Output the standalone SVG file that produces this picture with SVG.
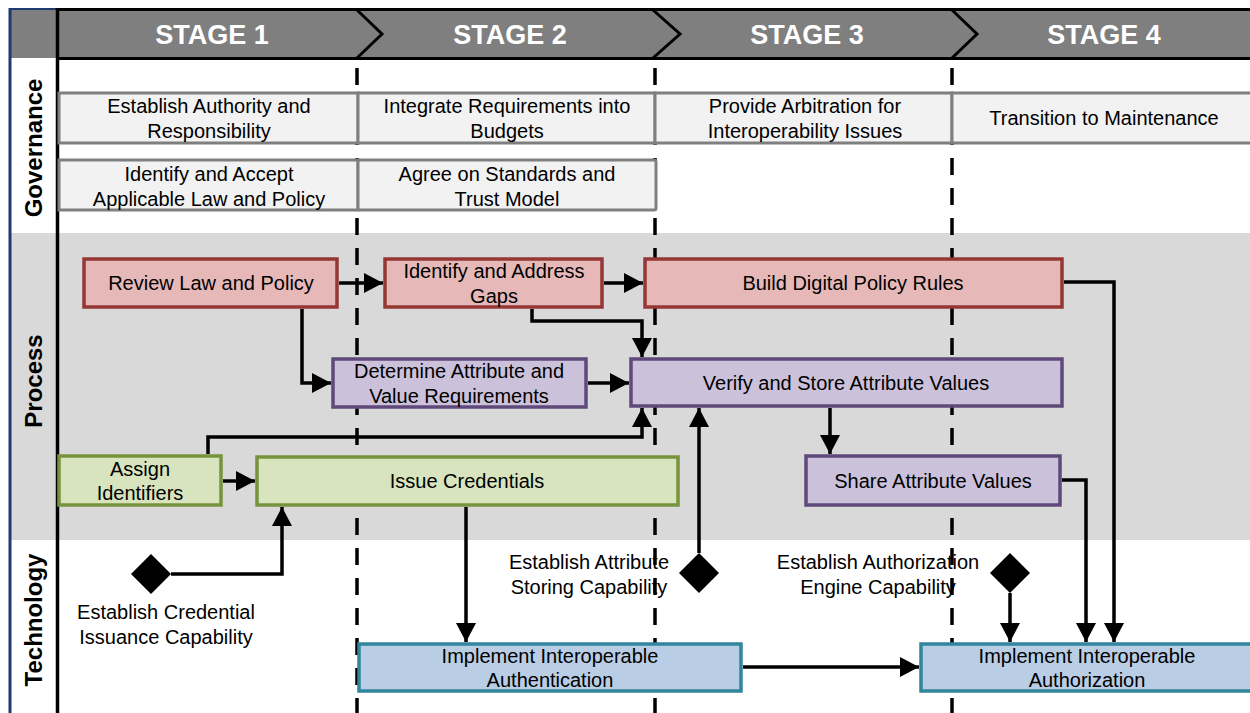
<svg xmlns="http://www.w3.org/2000/svg" width="1250" height="713" viewBox="0 0 1250 713">
<style>
text{font-family:"Liberation Sans",Arial,sans-serif;font-size:20px;fill:#000;text-anchor:middle}
.stage{font-size:27px;font-weight:bold;fill:#fff}
.lane{font-size:24px;font-weight:bold}
.gov{fill:#f2f2f2;stroke:#7f7f7f;stroke-width:3}
.red{fill:#e6b9b8;stroke:#953735;stroke-width:3.5}
.pur{fill:#ccc1da;stroke:#5f497a;stroke-width:3.5}
.grn{fill:#d7e4bd;stroke:#77933c;stroke-width:3.5}
.blu{fill:#b9cde5;stroke:#31859c;stroke-width:3.5}
.dash{stroke:#000;stroke-width:3.5;stroke-dasharray:17 13;fill:none}
.conn path{fill:none;stroke:#000;stroke-width:3.5;marker-end:url(#arr)}
.dia{fill:#000}
</style>
<defs>
<marker id="arr" markerUnits="userSpaceOnUse" markerWidth="20" markerHeight="20" refX="19" refY="10" orient="auto">
<path d="M0,0 L19,10 L0,20 Z" fill="#000"/>
</marker>
</defs>
<rect x="0" y="0" width="1250" height="713" fill="#fff"/>
<!-- lanes -->
<rect x="10" y="233" width="1240" height="307" fill="#d9d9d9"/>
<!-- header -->
<rect x="10" y="9" width="1240" height="49" fill="#7f7f7f"/>
<line x1="57" y1="9.5" x2="1250" y2="9.5" stroke="#000" stroke-width="3"/>
<line x1="57" y1="58.5" x2="1250" y2="58.5" stroke="#000" stroke-width="3"/>
<line x1="9" y1="9" x2="57" y2="9" stroke="#1f3a6e" stroke-width="2"/>
<line x1="10" y1="8" x2="10" y2="713" stroke="#1f3a6e" stroke-width="3"/>
<line x1="57.5" y1="8" x2="57.5" y2="713" stroke="#000" stroke-width="3.5"/>
<g fill="none" stroke="#000" stroke-width="3">
<polyline points="357,10 382,34 357,58"/>
<polyline points="653,10 680,34 653,58"/>
<polyline points="952,10 977,34 952,58"/>
</g>
<text class="stage" x="212" y="44">STAGE 1</text>
<text class="stage" x="510" y="44">STAGE 2</text>
<text class="stage" x="807" y="44">STAGE 3</text>
<text class="stage" x="1104" y="44">STAGE 4</text>
<text class="lane" transform="translate(42,148) rotate(-90)">Governance</text>
<text class="lane" transform="translate(42,381) rotate(-90)">Process</text>
<text class="lane" transform="translate(42,620) rotate(-90)">Technology</text>
<!-- diamond labels -->
<text x="166" y="619">Establish Credential</text>
<text x="166" y="644">Issuance Capability</text>
<text x="589" y="569">Establish Attribute</text>
<text x="589" y="594">Storing Capability</text>
<text x="878" y="569">Establish Authorization</text>
<text x="878" y="594">Engine Capability</text>
<!-- stage dividers -->
<line class="dash" x1="357" y1="68" x2="357" y2="713"/>
<line class="dash" x1="655" y1="68" x2="655" y2="713"/>
<line class="dash" x1="952" y1="68" x2="952" y2="713"/>
<!-- governance -->
<g id="gov-authority"><rect class="gov" x="59" y="93" width="299" height="50"/><text x="209" y="113">Establish Authority and</text><text x="209" y="138">Responsibility</text></g>
<g id="gov-budgets"><rect class="gov" x="358" y="93" width="297" height="50"/><text x="507" y="113">Integrate Requirements into</text><text x="507" y="138">Budgets</text></g>
<g id="gov-arbitration"><rect class="gov" x="655" y="93" width="297" height="50"/><text x="805" y="113">Provide Arbitration for</text><text x="805" y="138">Interoperability Issues</text></g>
<g id="gov-maintenance"><rect class="gov" x="952" y="93" width="300" height="50"/><text x="1104" y="125">Transition to Maintenance</text></g>
<g id="gov-law"><rect class="gov" x="59" y="160" width="299" height="50"/><text x="209" y="181">Identify and Accept</text><text x="209" y="206">Applicable Law and Policy</text></g>
<g id="gov-standards"><rect class="gov" x="358" y="160" width="298" height="50" rx="2"/><text x="507" y="181">Agree on Standards and</text><text x="507" y="206">Trust Model</text></g>
<!-- connectors -->
<g id="connectors" class="conn">
<path d="M339,283 H383"/>
<path d="M302,309 V383 H331"/>
<path d="M604,283 H643"/>
<path d="M532,309 V321 H642 V357"/>
<path d="M588,383 H629"/>
<path d="M208,454 V437 H642 V408"/>
<path d="M223,481 H255"/>
<path d="M830,408 V454"/>
<path d="M466,507 V642"/>
<path d="M743,667 H919"/>
<path d="M1064,282 H1114 V642"/>
<path d="M1062,480 H1086 V642"/>
<path d="M1010,593 V642"/>
<path d="M171,574 H282 V507"/>
<path d="M699,553 V408"/>
</g>
<!-- process -->
<g id="review"><rect class="red" x="84" y="259" width="253" height="48"/><text x="211" y="290">Review Law and Policy</text></g>
<g id="gaps"><rect class="red" x="385" y="259" width="217" height="48"/><text x="494" y="278">Identify and Address</text><text x="494" y="303">Gaps</text></g>
<g id="build"><rect class="red" x="645" y="259" width="417" height="48"/><text x="853" y="290">Build Digital Policy Rules</text></g>
<g id="determine"><rect class="pur" x="333" y="359" width="253" height="48"/><text x="459" y="378">Determine Attribute and</text><text x="459" y="403">Value Requirements</text></g>
<g id="verify"><rect class="pur" x="631" y="359" width="431" height="47"/><text x="846" y="390">Verify and Store Attribute Values</text></g>
<g id="assign"><rect class="grn" x="59" y="456" width="162" height="49"/><text x="140" y="476">Assign</text><text x="140" y="500">Identifiers</text></g>
<g id="issue"><rect class="grn" x="257" y="457" width="421" height="48"/><text x="467" y="488">Issue Credentials</text></g>
<g id="share"><rect class="pur" x="806" y="456" width="254" height="49"/><text x="933" y="488">Share Attribute Values</text></g>
<!-- technology -->
<g id="authentication"><rect class="blu" x="359" y="644" width="382" height="47"/><text x="550" y="663">Implement Interoperable</text><text x="550" y="687">Authentication</text></g>
<g id="authorization"><rect class="blu" x="921" y="644" width="332" height="47"/><text x="1087" y="663">Implement Interoperable</text><text x="1087" y="687">Authorization</text></g>
<g id="dia-credential"><polygon class="dia" points="151,554 171,574 151,594 131,574"/></g>
<g id="dia-storing"><polygon class="dia" points="699,553 719,573 699,593 679,573"/></g>
<g id="dia-engine"><polygon class="dia" points="1010,553 1030,573 1010,593 990,573"/></g>
</svg>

+++

**Task objective:**
Exclude every picture and copy the remaining data exactly.

**The completed task:**
Output the standalone SVG file that produces this picture with SVG.
<svg xmlns="http://www.w3.org/2000/svg" width="1250" height="713" viewBox="0 0 1250 713">
<style>
text{font-family:"Liberation Sans",Arial,sans-serif;font-size:20px;fill:#000;text-anchor:middle}
.stage{font-size:27px;font-weight:bold;fill:#fff}
.lane{font-size:24px;font-weight:bold}
.gov{fill:#f2f2f2;stroke:#7f7f7f;stroke-width:3}
.red{fill:#e6b9b8;stroke:#953735;stroke-width:3.5}
.pur{fill:#ccc1da;stroke:#5f497a;stroke-width:3.5}
.grn{fill:#d7e4bd;stroke:#77933c;stroke-width:3.5}
.blu{fill:#b9cde5;stroke:#31859c;stroke-width:3.5}
.dash{stroke:#000;stroke-width:3.5;stroke-dasharray:17 13;fill:none}
.conn path{fill:none;stroke:#000;stroke-width:3.5;marker-end:url(#arr)}
.dia{fill:#000}
</style>
<defs>
<marker id="arr" markerUnits="userSpaceOnUse" markerWidth="20" markerHeight="20" refX="19" refY="10" orient="auto">
<path d="M0,0 L19,10 L0,20 Z" fill="#000"/>
</marker>
</defs>
<rect x="0" y="0" width="1250" height="713" fill="#fff"/>
<!-- lanes -->
<rect x="10" y="233" width="1240" height="307" fill="#d9d9d9"/>
<!-- header -->
<rect x="10" y="9" width="1240" height="49" fill="#7f7f7f"/>
<line x1="57" y1="9.5" x2="1250" y2="9.5" stroke="#000" stroke-width="3"/>
<line x1="57" y1="58.5" x2="1250" y2="58.5" stroke="#000" stroke-width="3"/>
<line x1="9" y1="9" x2="57" y2="9" stroke="#1f3a6e" stroke-width="2"/>
<line x1="10" y1="8" x2="10" y2="713" stroke="#1f3a6e" stroke-width="3"/>
<line x1="57.5" y1="8" x2="57.5" y2="713" stroke="#000" stroke-width="3.5"/>
<g fill="none" stroke="#000" stroke-width="3">
<polyline points="357,10 382,34 357,58"/>
<polyline points="653,10 680,34 653,58"/>
<polyline points="952,10 977,34 952,58"/>
</g>
<text class="stage" x="212" y="44">STAGE 1</text>
<text class="stage" x="510" y="44">STAGE 2</text>
<text class="stage" x="807" y="44">STAGE 3</text>
<text class="stage" x="1104" y="44">STAGE 4</text>
<text class="lane" transform="translate(42,148) rotate(-90)">Governance</text>
<text class="lane" transform="translate(42,381) rotate(-90)">Process</text>
<text class="lane" transform="translate(42,620) rotate(-90)">Technology</text>
<!-- diamond labels -->
<text x="166" y="619">Establish Credential</text>
<text x="166" y="644">Issuance Capability</text>
<text x="589" y="569">Establish Attribute</text>
<text x="589" y="594">Storing Capability</text>
<text x="878" y="569">Establish Authorization</text>
<text x="878" y="594">Engine Capability</text>
<!-- stage dividers -->
<line class="dash" x1="357" y1="68" x2="357" y2="713"/>
<line class="dash" x1="655" y1="68" x2="655" y2="713"/>
<line class="dash" x1="952" y1="68" x2="952" y2="713"/>
<!-- governance -->
<g id="gov-authority"><rect class="gov" x="59" y="93" width="299" height="50"/><text x="209" y="113">Establish Authority and</text><text x="209" y="138">Responsibility</text></g>
<g id="gov-budgets"><rect class="gov" x="358" y="93" width="297" height="50"/><text x="507" y="113">Integrate Requirements into</text><text x="507" y="138">Budgets</text></g>
<g id="gov-arbitration"><rect class="gov" x="655" y="93" width="297" height="50"/><text x="805" y="113">Provide Arbitration for</text><text x="805" y="138">Interoperability Issues</text></g>
<g id="gov-maintenance"><rect class="gov" x="952" y="93" width="300" height="50"/><text x="1104" y="125">Transition to Maintenance</text></g>
<g id="gov-law"><rect class="gov" x="59" y="160" width="299" height="50"/><text x="209" y="181">Identify and Accept</text><text x="209" y="206">Applicable Law and Policy</text></g>
<g id="gov-standards"><rect class="gov" x="358" y="160" width="298" height="50" rx="2"/><text x="507" y="181">Agree on Standards and</text><text x="507" y="206">Trust Model</text></g>
<!-- connectors -->
<g id="connectors" class="conn">
<path d="M339,283 H383"/>
<path d="M302,309 V383 H331"/>
<path d="M604,283 H643"/>
<path d="M532,309 V321 H642 V357"/>
<path d="M588,383 H629"/>
<path d="M208,454 V437 H642 V408"/>
<path d="M223,481 H255"/>
<path d="M830,408 V454"/>
<path d="M466,507 V642"/>
<path d="M743,667 H919"/>
<path d="M1064,282 H1114 V642"/>
<path d="M1062,480 H1086 V642"/>
<path d="M1010,593 V642"/>
<path d="M171,574 H282 V507"/>
<path d="M699,553 V408"/>
</g>
<!-- process -->
<g id="review"><rect class="red" x="84" y="259" width="253" height="48"/><text x="211" y="290">Review Law and Policy</text></g>
<g id="gaps"><rect class="red" x="385" y="259" width="217" height="48"/><text x="494" y="278">Identify and Address</text><text x="494" y="303">Gaps</text></g>
<g id="build"><rect class="red" x="645" y="259" width="417" height="48"/><text x="853" y="290">Build Digital Policy Rules</text></g>
<g id="determine"><rect class="pur" x="333" y="359" width="253" height="48"/><text x="459" y="378">Determine Attribute and</text><text x="459" y="403">Value Requirements</text></g>
<g id="verify"><rect class="pur" x="631" y="359" width="431" height="47"/><text x="846" y="390">Verify and Store Attribute Values</text></g>
<g id="assign"><rect class="grn" x="59" y="456" width="162" height="49"/><text x="140" y="476">Assign</text><text x="140" y="500">Identifiers</text></g>
<g id="issue"><rect class="grn" x="257" y="457" width="421" height="48"/><text x="467" y="488">Issue Credentials</text></g>
<g id="share"><rect class="pur" x="806" y="456" width="254" height="49"/><text x="933" y="488">Share Attribute Values</text></g>
<!-- technology -->
<g id="authentication"><rect class="blu" x="359" y="644" width="382" height="47"/><text x="550" y="663">Implement Interoperable</text><text x="550" y="687">Authentication</text></g>
<g id="authorization"><rect class="blu" x="921" y="644" width="332" height="47"/><text x="1087" y="663">Implement Interoperable</text><text x="1087" y="687">Authorization</text></g>
<g id="dia-credential"><polygon class="dia" points="151,554 171,574 151,594 131,574"/></g>
<g id="dia-storing"><polygon class="dia" points="699,553 719,573 699,593 679,573"/></g>
<g id="dia-engine"><polygon class="dia" points="1010,553 1030,573 1010,593 990,573"/></g>
</svg>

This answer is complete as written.